In windows is another history. Previos versions to Windows 2000 didn't have real transparency and had to do the same trick.
However, in 2000 it supports real transparency.
I wonder if some of you have noticed that wxAUI in 2000/XP haves real transparency when dragging a panel. That's not the case in other OS (Win 9x, Linux, etc).
So here the bug is only wxSplashScreen. Nothing to do with Bill Gates in this case (sadly). :)
sethjackson:
Interesting..... Yeah wxAUI has nice transparency......

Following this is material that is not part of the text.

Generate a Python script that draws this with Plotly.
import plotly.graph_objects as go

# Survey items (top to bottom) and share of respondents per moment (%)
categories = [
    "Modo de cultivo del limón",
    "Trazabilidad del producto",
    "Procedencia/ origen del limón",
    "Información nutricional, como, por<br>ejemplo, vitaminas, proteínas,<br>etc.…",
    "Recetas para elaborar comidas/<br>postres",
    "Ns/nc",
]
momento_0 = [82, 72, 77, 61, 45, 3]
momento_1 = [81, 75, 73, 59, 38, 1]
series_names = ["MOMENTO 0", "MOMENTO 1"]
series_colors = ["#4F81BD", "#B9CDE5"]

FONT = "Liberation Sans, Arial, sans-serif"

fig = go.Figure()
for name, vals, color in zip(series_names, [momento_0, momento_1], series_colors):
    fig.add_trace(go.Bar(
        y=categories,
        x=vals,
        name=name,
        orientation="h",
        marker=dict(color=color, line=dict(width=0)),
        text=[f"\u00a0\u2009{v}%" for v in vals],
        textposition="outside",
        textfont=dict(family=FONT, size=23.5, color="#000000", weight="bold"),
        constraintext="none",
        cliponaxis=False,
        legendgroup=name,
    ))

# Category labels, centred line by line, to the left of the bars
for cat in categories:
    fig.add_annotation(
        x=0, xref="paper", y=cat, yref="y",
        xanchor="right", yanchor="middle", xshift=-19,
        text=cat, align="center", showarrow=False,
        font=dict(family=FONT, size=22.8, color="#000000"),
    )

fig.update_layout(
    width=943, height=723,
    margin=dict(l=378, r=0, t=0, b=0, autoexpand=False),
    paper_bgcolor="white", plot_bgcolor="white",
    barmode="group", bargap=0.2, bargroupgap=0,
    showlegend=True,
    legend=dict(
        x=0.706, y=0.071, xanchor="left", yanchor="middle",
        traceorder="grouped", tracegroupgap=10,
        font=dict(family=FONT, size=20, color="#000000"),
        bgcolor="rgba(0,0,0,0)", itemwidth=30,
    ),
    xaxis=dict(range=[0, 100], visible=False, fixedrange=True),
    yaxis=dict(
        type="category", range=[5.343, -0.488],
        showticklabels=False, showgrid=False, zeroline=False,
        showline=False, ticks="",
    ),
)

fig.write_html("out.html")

I have seen windows apps do the same thing (messed up backgrounds, and weird stuff like that)......
thomas:
Oh darn! Sorry, I meant to quote, but pressed on "modify"... :oops:
...and there's no undo.
EDIT: guess that's a sign to go to bed...
sethjackson:
--- Quote from: thomas on January 21, 2006, 01:34:14 am ---Oh darn! Sorry, I meant to quote, but pressed on "modify"... :oops:
...and there's no undo.
EDIT: guess that's a sign to go to bed...
--- End quote ---
Ok not a problem let me fix it (I guess you wrote that other stuff so I'll leave it so you can copy and paste.)......
thomas:
Here goes, sorry again :)
--- Quote from: sethjackson ---I have seen windows apps do the same thing (messed up backgrounds, and weird stuff like that)......
--- End quote ---
That is because they suffer from the same problem. The above screenshot was taken on a Windows XP system, and I could show you the same effect with Acrobat Reader or a dozen other programs.

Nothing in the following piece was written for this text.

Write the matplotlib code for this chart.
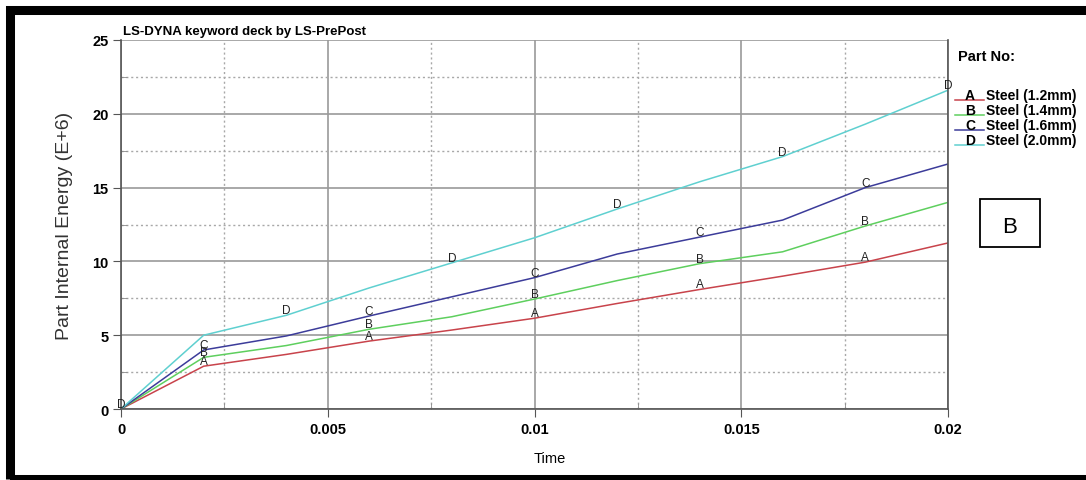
import matplotlib
matplotlib.use('Agg')
import matplotlib.pyplot as plt
from matplotlib.lines import Line2D
from matplotlib.patches import Rectangle
from matplotlib.ticker import MultipleLocator

# data
time = [0, 0.002, 0.004, 0.006, 0.008, 0.01, 0.012, 0.014, 0.016, 0.018, 0.02]
energy_a = [0, 2.9, 3.7, 4.6, 5.35, 6.15, 7.15, 8.1, 9.0, 9.95, 11.25]
energy_b = [0, 3.5, 4.3, 5.4, 6.25, 7.45, 8.7, 9.85, 10.65, 12.4, 14.0]
energy_c = [0, 4.0, 4.95, 6.3, 7.6, 8.9, 10.5, 11.65, 12.8, 15.0, 16.6]
energy_d = [0, 5.0, 6.35, 8.2, 9.9, 11.6, 13.55, 15.4, 17.1, 19.3, 21.6]

letters = ['A', 'B', 'C', 'D']
names = ['Steel (1.2mm)', 'Steel (1.4mm)', 'Steel (1.6mm)', 'Steel (2.0mm)']
colors = ['#c8434b', '#5ecf5e', '#3c3c9a', '#5fd0d0']
series = [energy_a, energy_b, energy_c, energy_d]
# which points carry a letter (A-C on odd points, D on even points)
label_idx = [[1, 3, 5, 7, 9], [1, 3, 5, 7, 9], [1, 3, 5, 7, 9], [0, 2, 4, 6, 8, 10]]

W, H = 1086, 481
plt.rcParams['font.family'] = ['Liberation Sans', 'DejaVu Sans']
plt.rcParams['font.weight'] = 'bold'

fig = plt.figure(figsize=(W / 100, H / 100), dpi=100)
ax = fig.add_axes([121 / W, 1 - 410 / H, (948 - 121) / W, (410 - 41) / H])

for y, c, let, idx in zip(series, colors, letters, label_idx):
    ax.plot(time, y, color=c, lw=1.1)
    for i in idx:
        ax.annotate(let, (time[i], y[i]), xytext=(0, 5), textcoords='offset pixels',
                    ha='center', va='center', fontsize=8.5, fontweight='normal',
                    color='#222222', annotation_clip=False)

ax.set_xlim(0, 0.02)
ax.set_ylim(0, 25)
ax.xaxis.set_major_locator(MultipleLocator(0.005))
ax.xaxis.set_minor_locator(MultipleLocator(0.0025))
ax.yaxis.set_major_locator(MultipleLocator(5))
ax.yaxis.set_minor_locator(MultipleLocator(2.5))
ax.set_xticks([0, 0.005, 0.01, 0.015, 0.02])
ax.set_xticklabels(['0', '0.005', '0.01', '0.015', '0.02'])

ax.grid(which='major', color='#9a9a9a', lw=1.2, ls='-')
ax.grid(which='minor', color='#a8a8a8', lw=1.0, ls=(0, (1.5, 2)))
# no grid line along the top edge
ax.get_ygridlines()[-1].set_visible(False)
ax.tick_params(which='major', direction='out', length=6, color='#555555',
               labelsize=10.5, pad=3)
ax.tick_params(which='minor', direction='in', length=4, color='#888888')
for s in ['left', 'bottom', 'right']:
    ax.spines[s].set_color('#555555')
    ax.spines[s].set_linewidth(1.2)
ax.spines['top'].set_visible(False)

ax.set_ylabel('Part Internal Energy (E+6)', fontsize=14, fontweight='normal',
              color='#333333', labelpad=14)
ax.set_xlabel('Time', fontsize=10.5)
ax.xaxis.set_label_coords((550 - 121) / (948 - 121), -0.115)

fig.text(123 / W, 1 - 32 / H, 'LS-DYNA keyword deck by LS-PrePost', fontsize=9.5,
         ha='left', va='center')

# legend block
fig.text(958 / W, 1 - 57 / H, 'Part No:', fontsize=10.5, ha='left', va='center')
for k in range(4):
    yy = 96 + 15 * k
    fig.add_artist(Line2D([955 / W, 984 / W], [1 - (yy + 5) / H] * 2,
                          color=colors[k], lw=1.1))
    fig.text(970 / W, 1 - yy / H, letters[k], fontsize=10, ha='center', va='center')
    fig.text(986 / W, 1 - yy / H, names[k], fontsize=10, ha='left', va='center')

# boxed panel letter
fig.add_artist(Rectangle((980 / W, 1 - 248 / H), 60 / W, 48 / H, fill=False,
                         ec='black', lw=1.3, transform=fig.transFigure))
fig.text(1010 / W, 1 - 228 / H, 'B', fontsize=16, fontweight='normal',
         ha='center', va='center')

# thick outer frame
fig.add_artist(Rectangle((9.5 / W, 1 - 480 / H), 1200 / W, 469 / H, fill=False,
                         ec='black', lw=6.5, transform=fig.transFigure, clip_on=False))

fig.savefig('out.png', dpi=100)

There is no "real" transparency in Windows 2000/XP. Layered windows (that's what MS calls transparent windows) work exactly the way Takeshi described as "faking". The only difference is that the OS does the work, and you are not aware of it. In theory, layered windows should update the bitmap when the background changes by redrawing everything except the topmost window, but in practice, it does not work reliably.
It is of course still possible that wxWidgets adds to the problem by having its own problems. But it does not work properly if you program it in Win32, either. I have done it before, and it works 80% of the time, but not reliably.